Solitamente questo amore di Dio ci viene comunicato un poco alla volta, non in maniera travolgente come un fiume in piena, ma a bottiglie. Se si riceve la prima, si otterrà anche la seconda e così di seguito; ma perché vada così occorre liberarsi mani e cuore donando.

Una ricetta dice così: al pessimismo della ragione va contrapposto l'ottimismo della volontà; ossia anche se con il ragionamento sembra che tutto vada male, non bisogna arrendersi perché la forza di volontà è capace di rovesciare le situazioni più difficili, basta che non smetta di crederci.

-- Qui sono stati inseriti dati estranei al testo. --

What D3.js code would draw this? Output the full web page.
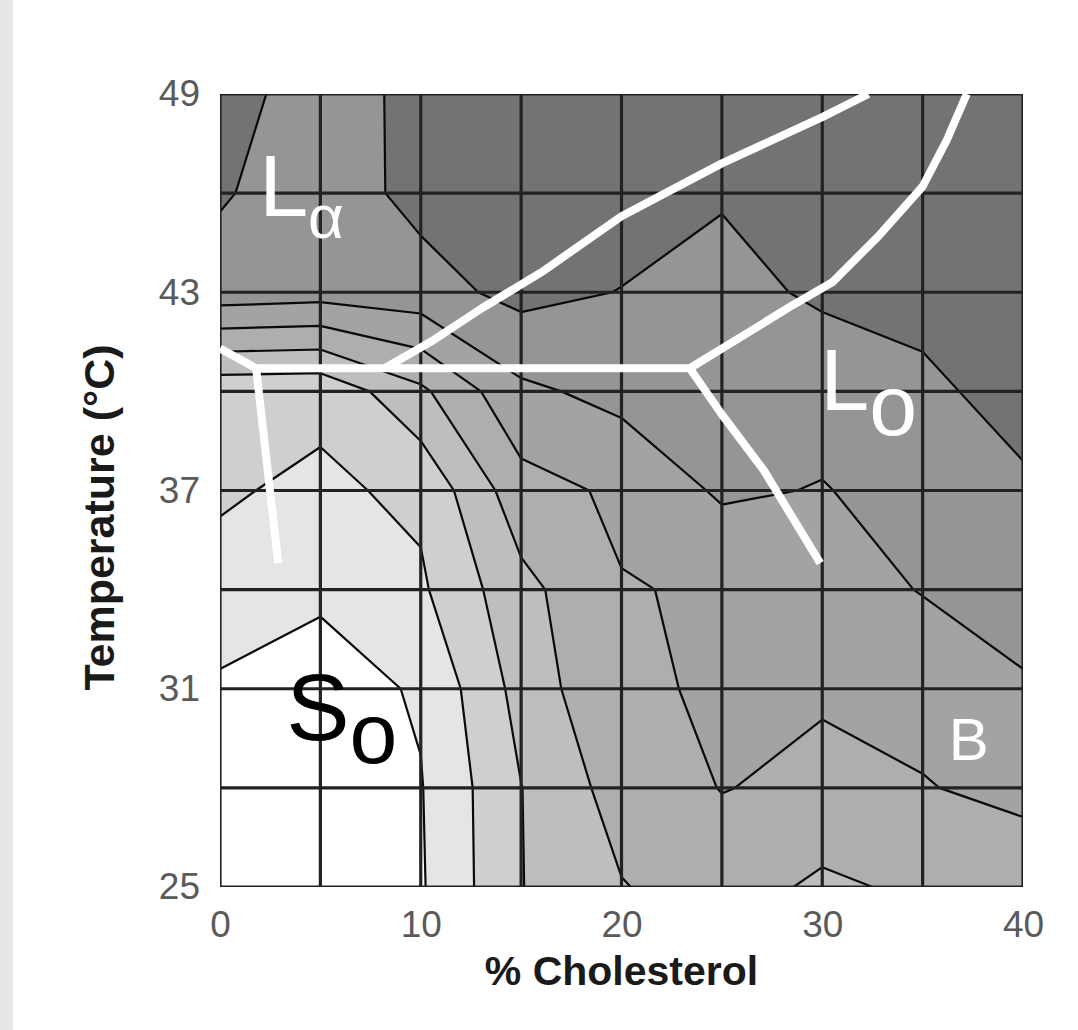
<!DOCTYPE html>
<html>
<head>
<meta charset="utf-8">
<script src="https://cdn.jsdelivr.net/npm/d3@7"></script>
<style>
    body { margin: 0; background: #fff; }
    text { font-family: "Liberation Sans", Arial, Helvetica, sans-serif; }
</style>
</head>
<body>
<svg id="chart" width="1078" height="1030"></svg>
<script>
// grid of the measurement (% cholesterol x temperature)
var cholesterol = [0, 5, 10, 15, 20, 25, 30, 35, 40];
var temperature = [25, 28, 31, 34, 37, 40, 43, 46, 49];

// contour level read at each grid node, one list per temperature row
var row25 = [0.40, 0.30, 0.90, 2.97, 3.95, 4.50, 3.80, 4.20, 4.40];
var row28 = [0.50, 0.40, 0.95, 2.98, 4.44, 5.03, 4.80, 4.95, 5.25];
var row31 = [0.82, 0.60, 1.10, 3.36, 4.96, 5.03, 5.09, 5.30, 5.85];
var row34 = [1.72, 1.15, 1.85, 3.70, 4.95, 5.10, 5.50, 6.05, 6.60];
var row37 = [2.10, 1.82, 2.20, 4.62, 5.18, 6.15, 5.95, 6.40, 6.85];
var row40 = [2.29, 2.23, 3.80, 5.80, 6.30, 6.40, 6.40, 6.80, 7.35];
var row43 = [6.57, 6.42, 6.60, 7.30, 6.97, 6.70, 7.15, 7.30, 7.50];
var row46 = [7.10, 6.45, 7.30, 7.50, 7.50, 7.08, 7.50, 7.50, 7.50];
var row49 = [7.30, 6.65, 7.20, 7.50, 7.50, 7.50, 7.50, 7.50, 7.50];

var levels = [1, 2, 3, 4, 5, 6, 7];
var bandColors = ["#ffffff", "#e5e5e5", "#cfcfcf", "#bebebe", "#aeaeae", "#a3a3a3", "#959595", "#737373"];

// phase boundaries [% cholesterol, temperature]
var lineSolidus = [[0, 41.3], [1.8, 40.7], [23.4, 40.7]];
var lineSoLeft = [[1.8, 40.7], [2.9, 34.8]];
var lineLaUpper = [[8.2, 40.7], [10.5, 41.5], [13, 42.5], [16, 43.6], [20, 45.3], [25, 46.9], [30, 48.3], [32.3, 49]];
var lineLoUpper = [[23.4, 40.7], [26.1, 41.7], [28.5, 42.6], [30.5, 43.3], [32.8, 44.7], [35, 46.2], [36.2, 47.6], [37.2, 49]];
var lineLoLower = [[23.4, 40.7], [25, 39.3], [27.1, 37.6], [29.9, 34.8]];

var xTicks = [0, 10, 20, 30, 40];
var yTicks = [25, 31, 37, 43, 49];

var svg = d3.select("#chart");

var x = d3.scaleLinear().domain([0, 40]).range([220, 1023]),
    y = d3.scaleLinear().domain([25, 49]).range([887, 94]);

svg.append("rect")
    .attr("x", 0).attr("y", 0)
    .attr("width", 13).attr("height", 1030)
    .attr("fill", "#e6e7e9");

svg.append("clipPath")
    .attr("id", "plotClip")
    .append("rect")
    .attr("x", x(0)).attr("y", y(49))
    .attr("width", x(40) - x(0)).attr("height", y(25) - y(49));

var plot = svg.append("g").attr("clip-path", "url(#plotClip)");

plot.append("rect")
    .attr("x", x(0)).attr("y", y(49))
    .attr("width", x(40) - x(0)).attr("height", y(25) - y(49))
    .attr("fill", bandColors[0]);

// contours: grid index i sits at contour coordinate i + 0.5
var values = [].concat(row25, row28, row31, row34, row37, row40, row43, row46, row49);
var gx = d3.scaleLinear().domain([0.5, cholesterol.length - 0.5]).range([cholesterol[0], cholesterol[cholesterol.length - 1]]),
    gy = d3.scaleLinear().domain([0.5, temperature.length - 0.5]).range([temperature[0], temperature[temperature.length - 1]]);

var contours = d3.contours()
    .size([cholesterol.length, temperature.length])
    .thresholds(levels)(values);

var path = d3.geoPath(d3.geoTransform({
    point: function (px, py) {
        this.stream.point(x(gx(px)), y(gy(py)));
    }
}));

plot.append("g")
    .selectAll("path")
    .data(contours)
    .enter()
    .append("path")
    .attr("d", path)
    .attr("fill", function (d, i) { return bandColors[i + 1]; });

plot.append("g")
    .selectAll("path")
    .data(contours)
    .enter()
    .append("path")
    .attr("d", path)
    .attr("fill", "none")
    .attr("stroke", "#0a0a0a")
    .attr("stroke-width", 2.2)
    .attr("stroke-linejoin", "round");

// grid
plot.append("g")
    .selectAll("line")
    .data(cholesterol)
    .enter()
    .append("line")
    .attr("x1", function (d) { return x(d); })
    .attr("x2", function (d) { return x(d); })
    .attr("y1", y(25)).attr("y2", y(49))
    .attr("stroke", "#222").attr("stroke-width", 3.2);

plot.append("g")
    .selectAll("line")
    .data(temperature)
    .enter()
    .append("line")
    .attr("y1", function (d) { return y(d); })
    .attr("y2", function (d) { return y(d); })
    .attr("x1", x(0)).attr("x2", x(40))
    .attr("stroke", "#222").attr("stroke-width", 3.2);

// white phase boundaries
var line = d3.line()
    .x(function (d) { return x(d[0]); })
    .y(function (d) { return y(d[1]); });

plot.append("g")
    .selectAll("path")
    .data([lineSolidus, lineSoLeft, lineLaUpper, lineLoUpper, lineLoLower])
    .enter()
    .append("path")
    .attr("d", line)
    .attr("fill", "none")
    .attr("stroke", "#fff")
    .attr("stroke-width", 8)
    .attr("stroke-linejoin", "round");

// phase labels
function phaseLabel(px, pt, main, sub, size, subSize, dy, color) {
    var t = svg.append("text")
        .attr("x", x(px)).attr("y", y(pt))
        .attr("fill", color)
        .style("font-size", size + "px")
        .text(main);
    if (sub) {
        t.append("tspan")
            .attr("dy", dy)
            .style("font-size", subSize + "px")
            .text(sub);
    }
}
phaseLabel(1.95, 45.3, "L", "α", 88, 62, 22, "#fff");
phaseLabel(29.9, 39.45, "L", "o", 88, 86, 25, "#fff");
phaseLabel(3.3, 29.45, "S", "o", 95, 86, 23, "#000");
phaseLabel(36.3, 28.85, "B", null, 60, 0, 0, "#fff");

// axes
var xAxis = svg.append("g")
    .attr("transform", "translate(0," + y(25) + ")")
    .call(d3.axisBottom(x).tickValues(xTicks).tickSize(0).tickPadding(24));
var yAxis = svg.append("g")
    .attr("transform", "translate(" + x(0) + ",0)")
    .call(d3.axisLeft(y).tickValues(yTicks).tickSize(0).tickPadding(20));

[xAxis, yAxis].forEach(function (a) {
    a.select(".domain").remove();
    a.selectAll("text")
        .attr("fill", "#5a5a5a")
        .style("font-size", "37px")
        .style("font-family", "'Liberation Sans', Arial, sans-serif");
});

svg.append("text")
    .attr("x", (x(0) + x(40)) / 2)
    .attr("y", 985)
    .attr("text-anchor", "middle")
    .attr("fill", "#1a1a1a")
    .style("font-size", "41px")
    .style("font-weight", "bold")
    .text("% Cholesterol");

svg.append("text")
    .attr("transform", "translate(114," + (y(37) + 27) + ") rotate(-90)")
    .attr("text-anchor", "middle")
    .attr("fill", "#1a1a1a")
    .style("font-size", "43px")
    .style("font-weight", "bold")
    .text("Temperature (°C)");
</script>
</body>
</html>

La ricetta è ambigua in quanto può spingere al distacco dalla realtà e all'affermazione nell'individuo di una cieca volontà di potenza a scapito del vero bene, ma la stessa formula è passibile anche di una interpretazione consona al Vangelo.

La volontà va esercitata. Ecco l'importanza della pratica. Se si vuole progredir sulla via del bene non si può girare dall'altra parte incrociando le sofferenze del fratello.

È quello che Gesù ha fatto dando esempi nelle parole e coi fatti. Alla fine è la dimostrazione pratica quella che non ammette repliche.